Die neue Landesbauordnung weicht von der Musterbauordnung deutlich ab
Mit dem am 26. Mai vom Ministerrat beschlossenen Gesetzentwurf zur Novellierung des Landesbauordnung Rheinland-Pfalz „sollen bereits beschlossene bzw. in Vorbereitung befindliche Änderungen der Musterbauordnung umgesetzt werden“, erklärte denn auch die zuständige Ministerin Doris Ahnen in einer Pressemitteilung. Im Zuge des Beteiligungs- und Anhörungsverfahrens bat ihr Ministerium den Haus & Grund Landesverband um eine Stellungnahme zum Entwurf – und die Eigentümerschutz-Gemeinschaft schaute genauer in die Paragraphentexte. Ergebnis: Die neue LBO „weicht in Struktur und Anordnung der einzelnen Regelungen wesentlich von der MBO ab. In welchem Umfang sich dadurch abweichende (höhere) Anforderungen ergeben, kann auf dem ersten Blick nicht vollständig beurteilt werden. Insoweit fehlt die entsprechende Transparenz“, heißt es in der Stellungnahme, die dem Ministerium fristgerecht zuging.

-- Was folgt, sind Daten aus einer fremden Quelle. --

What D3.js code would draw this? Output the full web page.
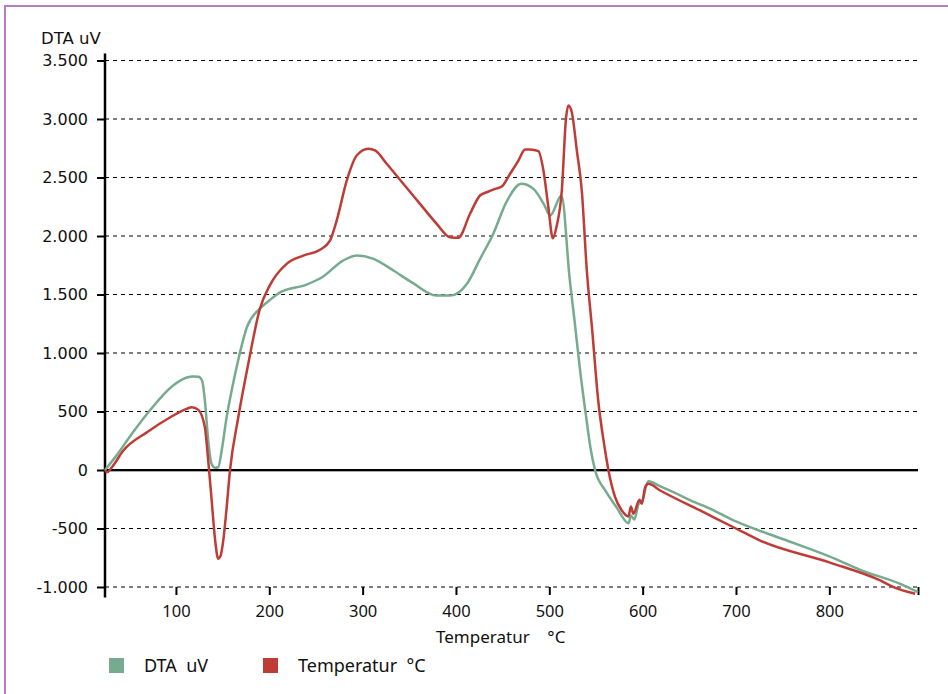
<!DOCTYPE html>
<html lang="de">
<head>
<meta charset="UTF-8">
<title>DTA</title>
<script src="https://d3js.org/d3.v7.min.js"></script>
<style>
  body { margin: 0; background: #fff; }
  text { white-space: pre; }
</style>
</head>
<body>
<script>

// temperatures (°C) and values
var dtaT = [24, 35, 54, 72, 97, 111, 118, 124, 128, 131, 134.6, 138, 141.8, 145.3, 149, 154.3, 159.7, 165, 176, 190, 200, 212, 240, 257, 279, 294, 311, 333, 354, 379, 394, 412, 426, 440, 454, 470, 483, 494, 501, 513, 522, 527, 533, 540, 544, 549, 560, 572, 585, 587.5, 591, 596, 599, 606, 619, 633, 654, 665, 672, 700, 750, 800, 833, 876, 895];
var dtaV = [0, 110, 323, 509, 722, 788, 800, 798, 765, 594, 252, 55, 20, 24, 167, 451, 680, 879, 1220, 1380, 1449, 1520, 1585, 1650, 1790, 1833, 1807, 1705, 1597, 1491, 1491, 1594, 1807, 2020, 2289, 2446, 2403, 2275, 2175, 2346, 1620, 1280, 850, 423, 195, 0, -175, -318, -455, -389, -423, -286, -275, -96, -140, -190, -270, -305, -330, -440, -590, -739, -853, -973, -1044];

var tempT = [24, 26, 32, 43, 69, 94, 111.5, 117, 124, 131, 134.6, 138.3, 142, 145.3, 147.5, 150.7, 154, 157.9, 166.8, 177.5, 190, 200.7, 218.6, 236.4, 254.3, 265, 272.2, 283, 293.7, 306.1, 313.3, 325.8, 343.6, 361.5, 379.4, 393.6, 402.6, 415.1, 425.8, 433, 441.9, 449.1, 458, 466.9, 474, 479.4, 488.3, 493.7, 499, 503.8, 507.6, 513.4, 518, 520.5, 524.1, 529.5, 534.8, 540.2, 546, 552.4, 559.8, 563.3, 570.5, 577.7, 584.8, 587.4, 590.1, 596.6, 599.1, 602.7, 606.2, 618.8, 661.6, 700, 725.9, 800, 854.5, 868.8, 892];
var tempV = [0, -19, 30, 160, 323, 451, 523, 537, 514, 366, 81, -261, -600, -759, -740, -603, -350, -4, 451, 908, 1380, 1580, 1762, 1833, 1882, 1961, 2132, 2474, 2688, 2745, 2731, 2617, 2446, 2275, 2104, 1990, 1985, 2190, 2346, 2374, 2403, 2423, 2532, 2645, 2739, 2739, 2725, 2560, 2246, 1980, 2075, 2389, 3015, 3115, 3058, 2731, 2389, 1705, 1192, 594, 167, 0, -232, -346, -397, -312, -374, -255, -289, -147, -118, -175, -346, -500, -603, -790, -944, -1001, -1058];

var xTicks = [100, 200, 300, 400, 500, 600, 700, 800];
var yTicks = [-1000, -500, 0, 500, 1000, 1500, 2000, 2500, 3000, 3500];

var series = [
    { name: 'DTA  uV', t: dtaT, v: dtaV, color: '#76ab8f' },
    { name: 'Temperatur  °C', t: tempT, v: tempV, color: '#bf3b35' }
];

var width = 948, height = 694;

var svg = d3.select('body')
    .append('svg')
    .attr('width', width)
    .attr('height', height);

// purple frame
svg.append('rect')
    .attr('x', 5).attr('y', 6)
    .attr('width', width + 20).attr('height', height + 20)
    .attr('fill', 'none')
    .attr('stroke', '#b57ec4')
    .attr('stroke-width', 2);

var x = d3.scaleLinear().domain([24, 895]).range([105, 918]);
var y = d3.scaleLinear().domain([-1000, 3500]).range([587, 60.5]);

var de = d3.formatLocale({ decimal: ',', thousands: '.', grouping: [3], currency: ['', ' €'], minus: '-' });
var fmt = de.format(',d');

// grid
svg.append('g')
    .selectAll('line')
    .data(yTicks.filter(function(d) { return d !== 0; }))
    .enter()
        .append('line')
        .attr('x1', x(24)).attr('x2', x(895))
        .attr('y1', function(d) { return y(d); })
        .attr('y2', function(d) { return y(d); })
        .attr('stroke', '#000')
        .attr('stroke-width', 1)
        .attr('stroke-dasharray', '4,4');

// zero line
svg.append('line')
    .attr('x1', x(24)).attr('x2', x(895))
    .attr('y1', y(0) + 1.5).attr('y2', y(0) + 1.5)
    .attr('stroke', '#aaa').attr('stroke-width', 1);
svg.append('line')
    .attr('x1', x(24)).attr('x2', x(895))
    .attr('y1', y(0)).attr('y2', y(0))
    .attr('stroke', '#000').attr('stroke-width', 2);

// y axis
var yAxis = svg.append('g')
    .attr('transform', 'translate(' + x(24) + ',0)')
    .call(d3.axisLeft(y).tickValues(yTicks).tickSize(8).tickPadding(9).tickFormat(fmt));
yAxis.select('.domain').remove();
yAxis.selectAll('.tick line').attr('stroke-width', 2);
yAxis.selectAll('.tick text')
    .attr('font-family', 'DejaVu Sans')
    .attr('font-size', 16)
    .attr('fill', '#111');
svg.append('line')
    .attr('x1', x(24)).attr('x2', x(24))
    .attr('y1', y(3560)).attr('y2', y(-1090))
    .attr('stroke', '#000').attr('stroke-width', 2.5);

// x axis (ticks only, sits on the -1000 grid line)
var xAxis = svg.append('g')
    .attr('transform', 'translate(0,' + y(-1000) + ')')
    .call(d3.axisBottom(x).tickValues(xTicks.concat([895])).tickSize(8)
        .tickFormat(function(d) { return xTicks.indexOf(d) < 0 ? '' : d; }));
xAxis.select('.domain').remove();
xAxis.selectAll('.tick line').attr('stroke-width', 2);
xAxis.selectAll('.tick text')
    .attr('y', 30).attr('dy', 0)
    .attr('font-family', 'Noto Sans')
    .attr('font-size', 16.5)
    .attr('fill', '#111');

// axis titles
svg.append('text')
    .attr('x', 41).attr('y', 44)
    .attr('font-family', 'DejaVu Sans')
    .attr('font-size', 16.5)
    .attr('fill', '#111')
    .text('DTA uV');

svg.append('text')
    .attr('x', 436).attr('y', 643)
    .attr('font-family', 'Noto Sans')
    .attr('font-size', 17)
    .attr('fill', '#111')
    .text('Temperatur    °C');

// lines
var line = d3.line()
    .x(function(d) { return x(d[0]); })
    .y(function(d) { return y(d[1]); })
    .curve(d3.curveMonotoneX);

svg.append('g')
    .selectAll('path')
    .data(series)
    .enter()
        .append('path')
        .attr('d', function(s) { return line(d3.zip(s.t, s.v)); })
        .attr('fill', 'none')
        .attr('stroke', function(s) { return s.color; })
        .attr('stroke-width', 2.5)
        .attr('stroke-linejoin', 'round');

// legend
var legendX = [109, 263];
var legend = svg.append('g')
    .selectAll('g')
    .data(series)
    .enter()
        .append('g')
        .attr('transform', function(s, i) { return 'translate(' + legendX[i] + ',658)'; });
legend.append('rect')
    .attr('width', 15).attr('height', 15)
    .attr('fill', function(s) { return s.color; });
legend.append('text')
    .attr('x', 35).attr('y', 14)
    .attr('font-family', 'Noto Sans')
    .attr('font-size', 18)
    .attr('fill', '#111')
    .text(function(s) { return s.name; });

</script>
</body>
</html>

Zwar sieht der Haus & Grund Landesverband nicht alle geplanten Änderungen kritisch – im Gegenteil: Einige neu formulierte Bestimmungen, etwa zum Brandschutz oder zur Qualität von Außen- und Trennwänden, „stellen aus unserer Sicht Erleichterungen dar und entsprechen den Mindestanforderungen der MBO“. Andere Änderungen wie der Verzicht auf Wasserzähler, geschlechtergetrennte Toiletten und unterschriebene Bauunterlagen sowie die Ansätze zur Digitalisierung des Genehmigungsverfahrens „sind zudem sehr zu begrüßen“. Für überflüssig und „unvereinbar mit den Datenschutzbestimmungen“ hält der Haus & Grund Landesverband dagegen die – in der MBO überhaupt nicht geforderte – Pflicht zur Angabe der Kontaktdaten von Bauherr(inn)en auf dem Bauschild. Und: „Kritisch ist auch, dass Masten und Antennen bis zu einer Höhe von 15 m genehmigungsfrei werden. In der MBO gilt dies nur bis zu einer Höhe von 10 m.“
Vorschläge von Haus & Grund für mehr Rechtssicherheit
Gleichzeitig weist Haus & Grund in seiner Stellungnahme auf zwei Aspekte des Genehmigungsverfahrens hin, die „in der Umsetzungspraxis regelmäßig für Ärger sorgen und daher bei der anstehenden Novellierung der Landesbauordnung zusätzlich berücksichtigt werden sollten“. Bei beiden Punkten geht es darum, Bauherr(inn)en mehr Rechtssicherheit zu verschaffen.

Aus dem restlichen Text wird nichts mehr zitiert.